--- STATED TASK ---
Only the lines from the top of the listing below to the line that has "title_right = '\uFED2\uFEDF\uFE8D'" should be echoed, with both ends kept and pictures left out.

--- GIVEN MATERIAL ---
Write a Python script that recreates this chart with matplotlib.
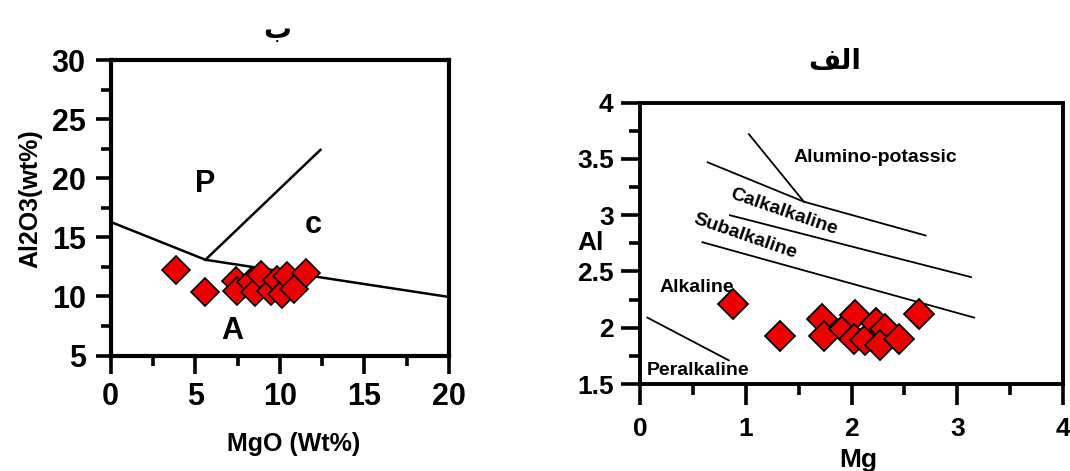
import matplotlib
matplotlib.use("Agg")
import matplotlib.pyplot as plt
from matplotlib.ticker import MultipleLocator

plt.rcParams['font.family'] = ['Liberation Sans', 'DejaVu Sans']
plt.rcParams['font.weight'] = 'bold'

# ---------------- data ----------------
# Left panel (ب): MgO vs Al2O3
mgo = [3.88, 5.56, 7.38, 7.48, 8.27, 8.56, 8.86, 9.45, 9.85, 10.15, 10.45, 10.84, 11.53]
al2o3 = [12.25, 10.33, 11.32, 10.47, 11.18, 10.40, 11.85, 10.45, 11.35, 10.19, 11.74, 10.61, 11.95]
# boundary lines (left)
lb_main_x = [0.0, 5.6, 20.0]
lb_main_y = [16.3, 13.1, 9.95]
lb_diag_x = [5.6, 12.4]
lb_diag_y = [13.1, 22.4]

# Right panel (الف): Mg vs Al
mg = [0.88, 1.32, 1.72, 1.74, 1.93, 2.03, 2.02, 2.13, 2.23, 2.32, 2.27, 2.45, 2.64]
al = [2.21, 1.93, 2.08, 1.93, 1.99, 2.11, 1.90, 1.89, 2.04, 1.99, 1.85, 1.90, 2.12]
# boundary lines (right)
rb_calk_x = [0.64, 1.55, 2.70]
rb_calk_y = [3.47, 3.12, 2.82]
rb_alum_x = [1.03, 1.55]
rb_alum_y = [3.72, 3.12]
rb_sub_x = [0.85, 3.13]
rb_sub_y = [3.00, 2.45]
rb_alk_x = [0.59, 3.16]
rb_alk_y = [2.76, 2.09]
rb_per_x = [0.07, 0.84]
rb_per_y = [2.09, 1.71]

left_xticks = [0, 5, 10, 15, 20]
left_yticks = [5, 10, 15, 20, 25, 30]
right_xticks = [0, 1, 2, 3, 4]
right_yticks = [1.5, 2, 2.5, 3, 3.5, 4]
right_yticklabels = ['1.5', '2', '2.5', '3', '3.5', '4']

title_left = 'ب'
# "الف" written in Arabic presentation forms (visual order) so it renders joined
title_right = '\uFED2\uFEDF\uFE8D'

# ---------------- figure ----------------
W, H = 1070, 471
fig = plt.figure(figsize=(W / 100, H / 100), dpi=100)

def px_axes(l, t, r, b):
    return fig.add_axes([l / W, 1 - b / H, (r - l) / W, (b - t) / H])

axL = px_axes(110.7, 60, 449, 355.5)
axR = px_axes(640, 102.7, 1063, 384)

marker_kw = dict(marker='D', color='#ee0000', markeredgecolor='black', linestyle='none')

# Left panel
axL.plot(lb_main_x, lb_main_y, color='black', lw=1.8, zorder=2)
axL.plot(lb_diag_x, lb_diag_y, color='black', lw=1.8, zorder=2)
axL.plot(mgo, al2o3, markersize=14, markeredgewidth=1.2, zorder=3, **marker_kw)
axL.set_xlim(0, 20)
axL.set_ylim(5, 30)
axL.set_xticks(left_xticks)
axL.set_yticks(left_yticks)
axL.xaxis.set_minor_locator(MultipleLocator(2.5))
axL.yaxis.set_minor_locator(MultipleLocator(2.5))
axL.tick_params(which='major', direction='out', length=13, width=2.6, labelsize=22, pad=6)
axL.tick_params(which='minor', direction='out', length=7, width=2.6)
axL.tick_params(axis='y', which='major', length=11, pad=7)
for s in axL.spines.values():
    s.set_linewidth(3.0)
axL.set_xlabel('MgO (Wt%)', fontsize=18, fontweight='bold', va='top')
axL.xaxis.set_label_coords(0.542, -0.258)
axL.set_ylabel('Al2O3(wt%)', fontsize=18, fontweight='bold', va='center')
axL.yaxis.set_label_coords(-0.238, 0.53)
axL.text(5.6, 19.5, 'P', fontsize=22, fontweight='bold', ha='center', va='center')
axL.text(11.95, 16.0, 'c', fontsize=22, fontweight='bold', ha='center', va='center')
axL.text(7.2, 7.1, 'A', fontsize=22, fontweight='bold', ha='center', va='center')

# Right panel
for xs, ys in [(rb_calk_x, rb_calk_y), (rb_alum_x, rb_alum_y), (rb_sub_x, rb_sub_y),
               (rb_alk_x, rb_alk_y), (rb_per_x, rb_per_y)]:
    axR.plot(xs, ys, color='black', lw=1.3, zorder=2)
axR.plot(mg, al, markersize=15, markeredgewidth=1.3, zorder=3, **marker_kw)
axR.set_xlim(0, 4)
axR.set_ylim(1.5, 4)
axR.set_xticks(right_xticks)
axR.set_yticks(right_yticks)
axR.set_yticklabels(right_yticklabels)
axR.xaxis.set_minor_locator(MultipleLocator(0.5))
axR.yaxis.set_minor_locator(MultipleLocator(0.25))
axR.tick_params(which='major', direction='out', length=15, width=2.6, labelsize=19, pad=9)
axR.tick_params(which='minor', direction='out', length=8, width=2.6)
axR.tick_params(axis='y', which='major', length=14, pad=5)
for s in axR.spines.values():
    s.set_linewidth(2.8)
axR.set_xlabel('Mg', fontsize=19, fontweight='bold', va='top')
axR.xaxis.set_label_coords(0.515, -0.228)
axR.set_ylabel('Al', fontsize=19, fontweight='bold', rotation=0, va='center', ha='center')
axR.yaxis.set_label_coords(-0.116, 0.50)
ann_kw = dict(fontsize=14, fontweight='bold', ha='center', va='center')
axR.text(2.23, 3.51, 'Alumino-potassic', **ann_kw)
axR.text(1.36, 3.03, 'Calkalkaline', rotation=-19, rotation_mode='anchor', **ann_kw)
axR.text(0.99, 2.81, 'Subalkaline', rotation=-19, rotation_mode='anchor', **ann_kw)
axR.text(0.54, 2.36, 'Alkaline', **ann_kw)
axR.text(0.55, 1.62, 'Peralkaline', **ann_kw)

# Titles (Arabic)
fig.text(276.7 / W, 1 - 30 / H, title_left, fontsize=20, fontweight='bold',
         family=['DejaVu Sans'], ha='center', va='center')
fig.text(835 / W, 1 - 61 / H, title_right, fontsize=20, fontweight='bold',
         family=['DejaVu Sans'], ha='center', va='center')

fig.savefig('out.png', dpi=100)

--- EXERCISE OUTPUT ---
Write a Python script that recreates this chart with matplotlib.
import matplotlib
matplotlib.use("Agg")
import matplotlib.pyplot as plt
from matplotlib.ticker import MultipleLocator

plt.rcParams['font.family'] = ['Liberation Sans', 'DejaVu Sans']
plt.rcParams['font.weight'] = 'bold'

# ---------------- data ----------------
# Left panel (ب): MgO vs Al2O3
mgo = [3.88, 5.56, 7.38, 7.48, 8.27, 8.56, 8.86, 9.45, 9.85, 10.15, 10.45, 10.84, 11.53]
al2o3 = [12.25, 10.33, 11.32, 10.47, 11.18, 10.40, 11.85, 10.45, 11.35, 10.19, 11.74, 10.61, 11.95]
# boundary lines (left)
lb_main_x = [0.0, 5.6, 20.0]
lb_main_y = [16.3, 13.1, 9.95]
lb_diag_x = [5.6, 12.4]
lb_diag_y = [13.1, 22.4]

# Right panel (الف): Mg vs Al
mg = [0.88, 1.32, 1.72, 1.74, 1.93, 2.03, 2.02, 2.13, 2.23, 2.32, 2.27, 2.45, 2.64]
al = [2.21, 1.93, 2.08, 1.93, 1.99, 2.11, 1.90, 1.89, 2.04, 1.99, 1.85, 1.90, 2.12]
# boundary lines (right)
rb_calk_x = [0.64, 1.55, 2.70]
rb_calk_y = [3.47, 3.12, 2.82]
rb_alum_x = [1.03, 1.55]
rb_alum_y = [3.72, 3.12]
rb_sub_x = [0.85, 3.13]
rb_sub_y = [3.00, 2.45]
rb_alk_x = [0.59, 3.16]
rb_alk_y = [2.76, 2.09]
rb_per_x = [0.07, 0.84]
rb_per_y = [2.09, 1.71]

left_xticks = [0, 5, 10, 15, 20]
left_yticks = [5, 10, 15, 20, 25, 30]
right_xticks = [0, 1, 2, 3, 4]
right_yticks = [1.5, 2, 2.5, 3, 3.5, 4]
right_yticklabels = ['1.5', '2', '2.5', '3', '3.5', '4']

title_left = 'ب'
# "الف" written in Arabic presentation forms (visual order) so it renders joined
title_right = '\uFED2\uFEDF\uFE8D'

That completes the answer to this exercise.